China’s Commerce Ministry said immediately after the midnight ET deadline for the tariff hike that it would take countermeasures against the American move. It did not announce what its response would entail but said it “deeply regrets” the turn of events.
It had been hoped that a resolution could be reached by the two sides prior to the deadline for the tariff hike, but no deal materialized. Trade talks between the world’s two largest economies are set to continue on Friday.
“This evening, (United States Trade Representative Robert Lighthizer) and (Treasury Secretary Steven Mnuchin) met with President Trump to discuss the ongoing trade negotiations with China. The Ambassador and Secretary then had a working dinner with Vice Premier Liu He, and agreed to continue discussions tomorrow morning at USTR,” White House deputy press secretary Judd Deere said in a statement Thursday evening.
Despite the ongoing talks about a trade agreement, the Trump administration is hiking duties on the products from 10% to 25%.

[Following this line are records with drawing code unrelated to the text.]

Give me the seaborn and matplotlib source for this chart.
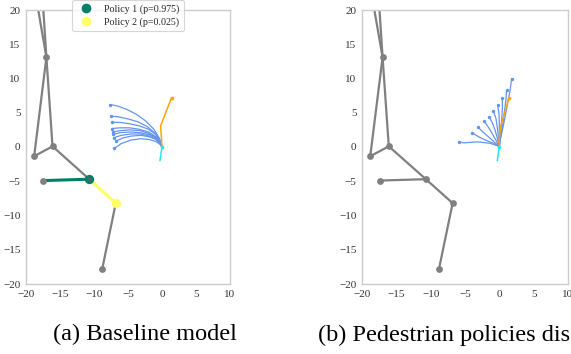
import matplotlib
matplotlib.use("Agg")
import matplotlib.pyplot as plt
import seaborn as sns
import pandas as pd
from matplotlib.lines import Line2D

# ---------------- data ----------------
# road graph nodes
node_names = ["topA", "topB", "n13", "n0", "nm1", "nmid", "nleft", "nright", "nbottom"]
node_x = [-18.2, -17.45, -17.0, -16.1, -18.8, -10.7, -17.45, -6.8, -8.8]
node_y = [20.0, 20.0, 13.1, 0.1, -1.35, -4.7, -4.9, -8.2, -17.85]
shown_nodes = ["n13", "n0", "nm1", "nmid", "nleft", "nright", "nbottom"]
edges = [("topA", "n13"), ("topB", "n13"), ("n13", "n0"), ("n13", "nm1"),
         ("nm1", "n0"), ("n0", "nmid"), ("nmid", "nleft"), ("nmid", "nright"),
         ("nright", "nbottom")]
policy_edges = [("nmid", "nleft"), ("nmid", "nright")]
policy_nodes = ["nmid", "nright"]
policy_labels = ["Policy 1 (p=0.975)", "Policy 2 (p=0.025)"]

# predicted trajectories, panel (a)
traj_a_x = [
    [-7.6, -6.6, -5.2, -3.8, -2.4, -1.2, -0.4, 0.0],
    [-7.5, -6.4, -5.0, -3.6, -2.2, -1.0, -0.3, 0.0],
    [-7.4, -6.2, -4.8, -3.4, -2.0, -0.9, -0.3, 0.0],
    [-7.3, -6.2, -4.8, -3.4, -2.0, -0.9, -0.3, 0.0],
    [-7.25, -6.1, -4.7, -3.3, -2.0, -0.9, -0.3, 0.0],
    [-7.2, -6.1, -4.7, -3.3, -1.9, -0.9, -0.3, 0.0],
    [-7.1, -6.0, -4.6, -3.2, -1.9, -0.9, -0.3, 0.0],
    [-6.8, -5.8, -4.5, -3.1, -1.9, -0.9, -0.3, 0.0],
    [-7.0, -6.0, -4.6, -3.2, -1.9, -0.9, -0.3, 0.0],
]
traj_a_y = [
    [6.2, 6.0, 5.5, 4.8, 3.8, 2.6, 1.3, 0.0],
    [4.5, 4.4, 4.1, 3.7, 3.0, 2.0, 1.0, 0.0],
    [3.6, 3.6, 3.4, 3.1, 2.6, 1.8, 0.9, 0.0],
    [2.7, 2.8, 2.8, 2.6, 2.2, 1.5, 0.8, 0.0],
    [2.2, 2.4, 2.5, 2.4, 2.0, 1.4, 0.7, 0.0],
    [1.85, 2.1, 2.2, 2.1, 1.8, 1.3, 0.6, 0.0],
    [1.35, 1.7, 1.9, 1.9, 1.6, 1.2, 0.6, 0.0],
    [0.85, 1.3, 1.6, 1.7, 1.5, 1.1, 0.5, 0.0],
    [-0.2, 0.5, 1.0, 1.2, 1.1, 0.8, 0.4, 0.0],
]
# predicted trajectories, panel (b)
traj_b_x = [
    [-5.9, -5.25, -3.2, -1.4, -0.3, 0.0],
    [-4.0, -3.2, -2.0, -0.9, -0.2, 0.0],
    [-3.1, -2.4, -1.5, -0.7, -0.2, 0.0],
    [-2.2, -1.6, -1.0, -0.5, -0.15, 0.0],
    [-1.5, -1.0, -0.6, -0.3, -0.1, 0.0],
    [-0.87, -0.5, -0.3, -0.15, -0.05, 0.0],
    [-0.25, -0.05, 0.0, 0.0, 0.0, 0.0],
    [0.43, 0.45, 0.35, 0.2, 0.05, 0.0],
    [1.06, 0.95, 0.7, 0.4, 0.1, 0.0],
    [1.8, 1.55, 1.1, 0.6, 0.15, 0.0],
]
traj_b_y = [
    [0.8, 0.6, 0.75, 0.55, 0.2, 0.0],
    [2.1, 1.6, 1.0, 0.55, 0.2, 0.0],
    [2.9, 2.2, 1.4, 0.7, 0.25, 0.0],
    [3.75, 2.9, 1.9, 1.0, 0.35, 0.0],
    [4.4, 3.5, 2.4, 1.3, 0.45, 0.0],
    [5.25, 4.2, 2.9, 1.6, 0.55, 0.0],
    [6.1, 4.9, 3.4, 1.9, 0.65, 0.0],
    [7.1, 5.8, 4.0, 2.2, 0.8, 0.0],
    [8.3, 6.8, 4.8, 2.7, 0.9, 0.0],
    [10.0, 8.2, 5.8, 3.2, 1.1, 0.0],
]
# ground-truth future (orange) and past (cyan)
future_a_x = [0.0, -0.2, 1.4]
future_a_y = [0.0, 3.1, 7.2]
future_b_x = [0.0, -0.05, 0.2, 1.4]
future_b_y = [0.0, 1.0, 3.0, 7.2]
past_x = [0.0, -0.3]
past_y = [0.0, -2.0]

xticks = [-20, -15, -10, -5, 0, 5, 10]
yticks = [-20, -15, -10, -5, 0, 5, 10, 15, 20]
captions = ["(a) Baseline model", "(b) Pedestrian policies dis"]

# ---------------- style ----------------
sns.set_theme(style="white")
plt.rcParams["font.family"] = ["Liberation Serif", "DejaVu Serif"]
plt.rcParams["axes.unicode_minus"] = True

GRAY = "#808080"
BLUE = "#6495ED"
ORANGE = "#FFA500"
CYAN = "#22E5F0"
POLICY_COLORS = ["#008066", "#FFFF66"]

W, H = 571, 354
fig = plt.figure(figsize=(W / 100, H / 100), dpi=100)
axes = [
    fig.add_axes([26 / W, (H - 284) / H, 204 / W, 274 / H]),
    fig.add_axes([362 / W, (H - 284) / H, 206 / W, 274 / H]),
]
pos = dict(zip(node_names, zip(node_x, node_y)))


def line(ax, xs, ys, color, lw, z, alpha=1.0):
    sns.lineplot(x=list(xs), y=list(ys), sort=False, estimator=None, ax=ax,
                 color=color, lw=lw, zorder=z, alpha=alpha)


for i, ax in enumerate(axes):
    with_policy = (i == 0)
    # road graph
    for a, b in edges:
        col, lw, z = GRAY, 1.6, 2
        if with_policy and (a, b) in policy_edges:
            k = policy_edges.index((a, b))
            col, lw, z = POLICY_COLORS[k], 2.2, 3
        line(ax, [pos[a][0], pos[b][0]], [pos[a][1], pos[b][1]], col, lw, z)
    sx = [pos[n][0] for n in shown_nodes]
    sy = [pos[n][1] for n in shown_nodes]
    sns.scatterplot(x=sx, y=sy, ax=ax, color=GRAY, s=24, linewidth=0, zorder=4)
    if with_policy:
        for k, n in enumerate(policy_nodes):
            sns.scatterplot(x=[pos[n][0]], y=[pos[n][1]], ax=ax,
                            color=POLICY_COLORS[k], s=45, linewidth=0, zorder=5)
        sns.scatterplot(x=[pos["nmid"][0]], y=[pos["nmid"][1]], ax=ax,
                        color="#3f6f60", s=12, linewidth=0, zorder=6)

    # trajectories
    tx = traj_a_x if with_policy else traj_b_x
    ty = traj_a_y if with_policy else traj_b_y
    for xs, ys in zip(tx, ty):
        line(ax, xs, ys, BLUE, 0.9, 6)
    sns.scatterplot(x=[xs[0] for xs in tx], y=[ys[0] for ys in ty], ax=ax,
                    color=BLUE, s=6, linewidth=0, zorder=7)
    fx = future_a_x if with_policy else future_b_x
    fy = future_a_y if with_policy else future_b_y
    line(ax, fx, fy, ORANGE, 1.1, 8)
    sns.scatterplot(x=[fx[-1]], y=[fy[-1]], ax=ax, color=ORANGE, s=7,
                    linewidth=0, zorder=8)
    line(ax, past_x, past_y, CYAN, 1.1, 8)
    sns.scatterplot(x=[past_x[0]], y=[past_y[0]], ax=ax, color=CYAN, s=7,
                    linewidth=0, zorder=8)

    ax.set_xlim(-20, 10)
    ax.set_ylim(-20, 20)
    ax.set_xticks(xticks)
    ax.set_yticks(yticks)
    ax.tick_params(axis="both", labelsize=8, length=0, pad=4, colors="#333333")
    for sp in ax.spines.values():
        sp.set_color("#cccccc")
        sp.set_linewidth(1.0)
    ax.set_xlabel("")
    ax.set_ylabel("")

handles = [Line2D([], [], marker="o", linestyle="", markersize=6,
                  markerfacecolor=c, markeredgecolor=c) for c in POLICY_COLORS]
leg = axes[0].legend(handles, policy_labels, loc="upper center",
                     bbox_to_anchor=(0.5, 1.035), borderaxespad=0, fontsize=7.2,
                     frameon=True, handletextpad=0.8, borderpad=0.4,
                     labelspacing=0.3)
leg.get_frame().set_edgecolor("#cccccc")
leg.get_frame().set_linewidth(0.8)
leg.set_zorder(10)

fig.text(144.5 / W, (H - 340.5) / H, captions[0], ha="center", va="baseline",
         fontsize=17.5, color="black")
fig.text(318 / W, (H - 340.5) / H, captions[1], ha="left", va="baseline",
         fontsize=17.5, color="black")

fig.savefig("out.png", dpi=100)
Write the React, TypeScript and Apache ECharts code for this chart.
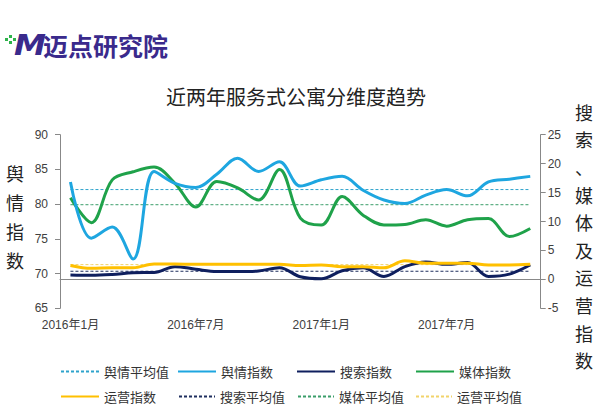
import React, { useEffect, useRef } from "react";
import * as echarts from "echarts";

const categories = [
  "2016年1月", "2016年2月", "2016年3月", "2016年4月", "2016年5月", "2016年6月",
  "2016年7月", "2016年8月", "2016年9月", "2016年10月", "2016年11月", "2016年12月",
  "2017年1月", "2017年2月", "2017年3月", "2017年4月", "2017年5月", "2017年6月",
  "2017年7月", "2017年8月", "2017年9月", "2017年10月", "2017年11月",
];

// 舆情指数 (left axis)
const yuqing = [83.2, 75.1, 76.7, 72.1, 84.7, 83.0, 82.4, 84.3, 86.6, 84.7, 86.1, 82.6, 83.5, 84.0, 82.0, 80.6, 80.1, 81.3, 82.1, 81.2, 83.2, 83.6, 84.0];
// 搜索指数 (right axis)
const sousuo = [0.75, 0.7, 0.85, 1.15, 1.2, 2.2, 1.75, 1.35, 1.35, 1.45, 2.0, 0.45, 0.1, 1.5, 2.0, 0.5, 2.2, 3.0, 2.6, 2.9, 0.5, 0.9, 2.5];
// 媒体指数 (right axis)
const meiti = [14.1, 9.8, 17.2, 18.6, 19.4, 16.6, 12.5, 16.9, 15.8, 13.7, 19.0, 10.6, 9.4, 14.3, 11.1, 9.4, 9.5, 10.3, 9.2, 10.3, 10.5, 7.4, 8.8];
// 运营指数 (right axis)
const yunying = [2.4, 1.9, 2.0, 2.0, 2.65, 2.65, 2.6, 2.6, 2.6, 2.6, 2.6, 2.4, 2.5, 2.2, 2.2, 2.0, 3.2, 2.8, 2.8, 2.8, 2.5, 2.5, 2.6];

// averages
const yuqingAvg = 82.1;
const sousuoAvg = 1.4;
const meitiAvg = 12.9;
const yunyingAvg = 2.55;

const leftTicks = { min: 65, max: 90, interval: 5 };
const rightTicks = { min: -5, max: 25, interval: 5 };

const FONT = '"Liberation Sans", "Noto Sans CJK SC", sans-serif';
const CJK = '"Noto Sans CJK SC", sans-serif';

const C_BLUE = "#1EA6E0";
const C_NAVY = "#0F1F5E";
const C_GREEN = "#1FA24A";
const C_YELLOW = "#FFC000";
const C_BLUE_AVG = "#2EA3CC";
const C_NAVY_AVG = "#1F2F5F";
const C_GREEN_AVG = "#3A9E6A";
const C_YELLOW_AVG = "#F2D36A";
const PURPLE = "#3A2A8C";

export default function App() {
  const ref = useRef<HTMLDivElement>(null);
  useEffect(() => {
    document.body.style.margin = "0";
    if (!ref.current) return;
    const chart = echarts.init(ref.current, undefined, { renderer: "svg" });
    const avgLine = (name: string, v: number, color: string, axis: number) => ({
      name,
      type: "line",
      yAxisIndex: axis,
      data: categories.map(() => v),
      symbol: "none",
      lineStyle: { type: [3, 2], width: 1, color },
      itemStyle: { color },
      z: 1,
    });
    const mainLine = (name: string, data: number[], color: string, axis: number) => ({
      name,
      type: "line",
      yAxisIndex: axis,
      data,
      smooth: 0.35,
      symbol: "none",
      lineStyle: { width: 3, color },
      itemStyle: { color },
      z: 3,
    });
    const leg = (name: string, left: number, top: number, w: number) => ({
      data: [name],
      left,
      top: top - 7,
      padding: 0,
      itemWidth: w,
      itemHeight: 14,
      itemStyle: { color: "transparent", borderWidth: 0, opacity: 0 },
      textStyle: { fontSize: 13, color: "#333", fontFamily: CJK },
    });
    const textStyleAxis = { fontSize: 12, color: "#404040", fontFamily: FONT };
    chart.setOption({
      animation: false,
      grid: { left: 60, right: 59.3, top: 134.7, bottom: 97.7, containLabel: false },
      xAxis: {
        type: "category",
        data: categories,
        boundaryGap: true,
        axisLine: { lineStyle: { color: "#888", width: 1 } },
        axisTick: { interval: 5, length: 5, lineStyle: { color: "#888" } },
        axisLabel: { interval: 5, margin: 11, ...textStyleAxis },
        splitLine: { show: false },
      },
      yAxis: [
        {
          type: "value",
          position: "left",
          ...leftTicks,
          axisLine: { show: true, lineStyle: { color: "#888" } },
          axisTick: { show: true, length: 5, lineStyle: { color: "#888" } },
          axisLabel: { margin: 12, ...textStyleAxis },
          splitLine: { show: false },
        },
        {
          type: "value",
          position: "right",
          ...rightTicks,
          axisLine: { show: true, lineStyle: { color: "#888" } },
          axisTick: { show: true, length: 5, lineStyle: { color: "#888" } },
          axisLabel: { margin: 7, ...textStyleAxis },
          splitLine: { show: false },
        },
      ],
      legend: [
        leg("舆情平均值", 60, 372, 38),
        leg("舆情指数", 177, 372, 38),
        leg("搜索指数", 296, 372, 38),
        leg("媒体指数", 415, 372, 38),
        leg("运营指数", 60, 397, 38),
        leg("搜索平均值", 178, 397, 36),
        leg("媒体平均值", 297, 397, 36),
        leg("运营平均值", 415, 397, 36),
      ],
      series: [
        avgLine("舆情平均值", yuqingAvg, C_BLUE_AVG, 0),
        avgLine("搜索平均值", sousuoAvg, C_NAVY_AVG, 1),
        avgLine("媒体平均值", meitiAvg, C_GREEN_AVG, 1),
        avgLine("运营平均值", yunyingAvg, C_YELLOW_AVG, 1),
        mainLine("媒体指数", meiti, C_GREEN, 1),
        mainLine("舆情指数", yuqing, C_BLUE, 0),
        mainLine("搜索指数", sousuo, C_NAVY, 1),
        mainLine("运营指数", yunying, C_YELLOW, 1),
      ],
      graphic: [
        // logo
        { type: "rect", shape: { x: 5, y: 38, width: 3, height: 3 }, style: { fill: "#2DB34A" } },
        { type: "rect", shape: { x: 9, y: 35, width: 3, height: 3 }, style: { fill: "#2DB34A" } },
        { type: "rect", shape: { x: 9, y: 41, width: 3, height: 3 }, style: { fill: "#2DB34A" } },
        { type: "rect", shape: { x: 13, y: 38, width: 3, height: 3 }, style: { fill: "#2DB34A" } },
        {
          type: "text",
          x: 14,
          y: 45,
          scaleX: 1.15,
          style: {
            text: "M",
            fontSize: 28,
            fontWeight: 900,
            fontStyle: "italic",
            fontFamily: '"DejaVu Sans", sans-serif',
            fill: PURPLE,
            textVerticalAlign: "middle",
          },
        },
        {
          type: "text",
          x: 43,
          y: 45,
          style: {
            text: "迈点研究院",
            fontSize: 25,
            fontWeight: "bold",
            fontFamily: CJK,
            fill: PURPLE,
            textVerticalAlign: "middle",
          },
        },
        // title
        {
          type: "text",
          x: 296,
          y: 96,
          style: {
            text: "近两年服务式公寓分维度趋势",
            fontSize: 20,
            fontFamily: CJK,
            fill: "#222",
            textAlign: "center",
            textVerticalAlign: "middle",
          },
        },
        // left axis name
        {
          type: "text",
          x: 15,
          y: 158,
          style: {
            text: "舆\n情\n指\n数",
            fontSize: 18,
            lineHeight: 29,
            fontFamily: CJK,
            fill: "#222",
            textAlign: "center",
            textVerticalAlign: "top",
          },
        },
        // right axis name
        {
          type: "text",
          x: 584,
          y: 98,
          style: {
            text: "搜\n索\n、\n媒\n体\n及\n运\n营\n指\n数",
            fontSize: 18,
            lineHeight: 27.6,
            fontFamily: CJK,
            fill: "#222",
            textAlign: "center",
            textVerticalAlign: "top",
          },
        },
      ],
    });
    return () => chart.dispose();
  }, []);
  return <div ref={ref} style={{ width: 600, height: 406 }} />;
}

The move risks widening a trade war that has spooked investors and raised fears about global economic damage. Only a week ago, the White House was boosting hopes that the U.S. and China would resolve their trade dispute this week and potentially have a deal to announce.
Beijing promised “necessary countermeasures” this week if the U.S. raised tariffs but did not specify the actions it would take to retaliate.
Trump first announced the tariff increase Sunday as the White House accused China of reneging on key parts of a developing agreement. On Wednesday night, he claimed Beijing “broke the deal” — a remark that sent Asian and U.S. stocks tumbling Thursday. U.S. equity markets recovered later in the day after Trump said a deal was still possible this week. He added that he received a letter from Chinese President Xi Jinping and could speak to his counterpart on the phone.
Still, the engagement between Washington and Beijing this week did not prevent Trump from following through on his threat. Ahead of the tariff increase, the president called duties an “excellent” alternative to a trade deal, saying they brought in “billions” for the U.S. government. U.S. consumers bear the brunt of the tariff costs, not China, as Trump has argued.
Industries and businesses affected by the tariff hike will not feel the effect right away: It will apply to goods exported after May 10, according to the Office of the U.S. Trade Representative. It will not affect products already in transit to the United States.
Trump has prepared to put even more pressure on China as he pushes for an agreement. The president has threatened to slap 25% tariffs on $325 billion in Chinese goods that remain untaxed.
The president entered the White House promising to crack down on what he calls Chinese trade abuses and has made a deal a priority ahead of his November 2020 bid for reelection. The White House aims to resolve grievances such as intellectual property theft, forced technology transfers and trade deficits.
Patience has grown thin in parts of the U.S.: Farmers in key electoral states want Trump to sign a deal.
So far, the U.S. has slapped tariffs on $250 billion total in Chinese products. Beijing has put duties on $110 billion in U.S. goods.
China took a tougher stance in negotiations after getting a sense the U.S. may be willing to compromise, according to The Wall Street Journal. The view came in part from the fact that Trump called for Fed Chairman Jerome Powell to lower interest rates, which could have signaled that the president thought the economy was in worse shape than he publicly said.